# Set exercise
Show every line of the records below that contains the word "this".

___ Records provided ___

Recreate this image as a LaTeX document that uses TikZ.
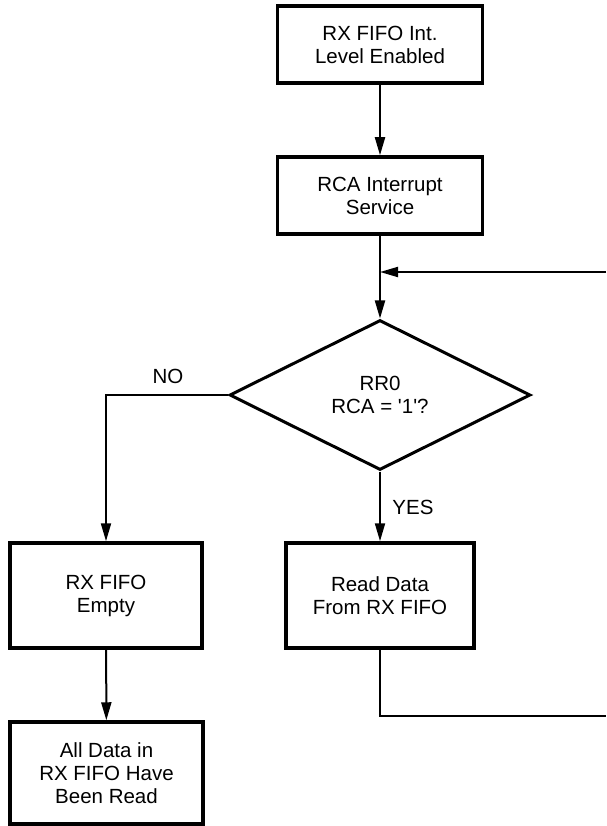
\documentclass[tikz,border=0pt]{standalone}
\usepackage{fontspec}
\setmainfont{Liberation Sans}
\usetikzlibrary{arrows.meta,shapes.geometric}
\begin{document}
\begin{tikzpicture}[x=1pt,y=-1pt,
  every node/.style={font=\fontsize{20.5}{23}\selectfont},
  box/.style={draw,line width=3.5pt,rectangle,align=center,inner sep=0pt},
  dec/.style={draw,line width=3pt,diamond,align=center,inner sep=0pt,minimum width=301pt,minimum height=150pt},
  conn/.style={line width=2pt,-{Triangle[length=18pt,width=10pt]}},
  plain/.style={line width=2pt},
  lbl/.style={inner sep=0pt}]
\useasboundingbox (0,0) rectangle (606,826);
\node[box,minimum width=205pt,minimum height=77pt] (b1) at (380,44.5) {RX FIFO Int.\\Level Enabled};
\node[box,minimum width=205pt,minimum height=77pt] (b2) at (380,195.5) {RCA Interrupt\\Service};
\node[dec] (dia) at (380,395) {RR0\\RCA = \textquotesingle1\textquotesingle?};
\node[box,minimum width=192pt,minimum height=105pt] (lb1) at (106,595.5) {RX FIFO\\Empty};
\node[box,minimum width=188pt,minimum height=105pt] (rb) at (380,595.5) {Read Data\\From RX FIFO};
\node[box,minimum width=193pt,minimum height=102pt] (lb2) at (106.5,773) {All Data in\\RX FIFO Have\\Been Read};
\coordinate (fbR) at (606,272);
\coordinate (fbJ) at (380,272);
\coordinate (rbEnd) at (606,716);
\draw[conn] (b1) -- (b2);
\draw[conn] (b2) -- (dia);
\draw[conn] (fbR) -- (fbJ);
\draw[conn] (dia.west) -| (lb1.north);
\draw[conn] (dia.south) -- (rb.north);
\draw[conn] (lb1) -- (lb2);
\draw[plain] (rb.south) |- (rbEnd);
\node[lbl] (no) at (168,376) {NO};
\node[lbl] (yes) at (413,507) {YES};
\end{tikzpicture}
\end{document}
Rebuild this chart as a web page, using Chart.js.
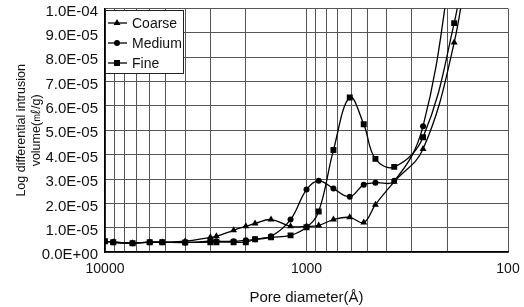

___

# Task result
Recreate this image as a LaTeX document that uses TikZ.
Rebuild this chart as a web page, using Chart.js.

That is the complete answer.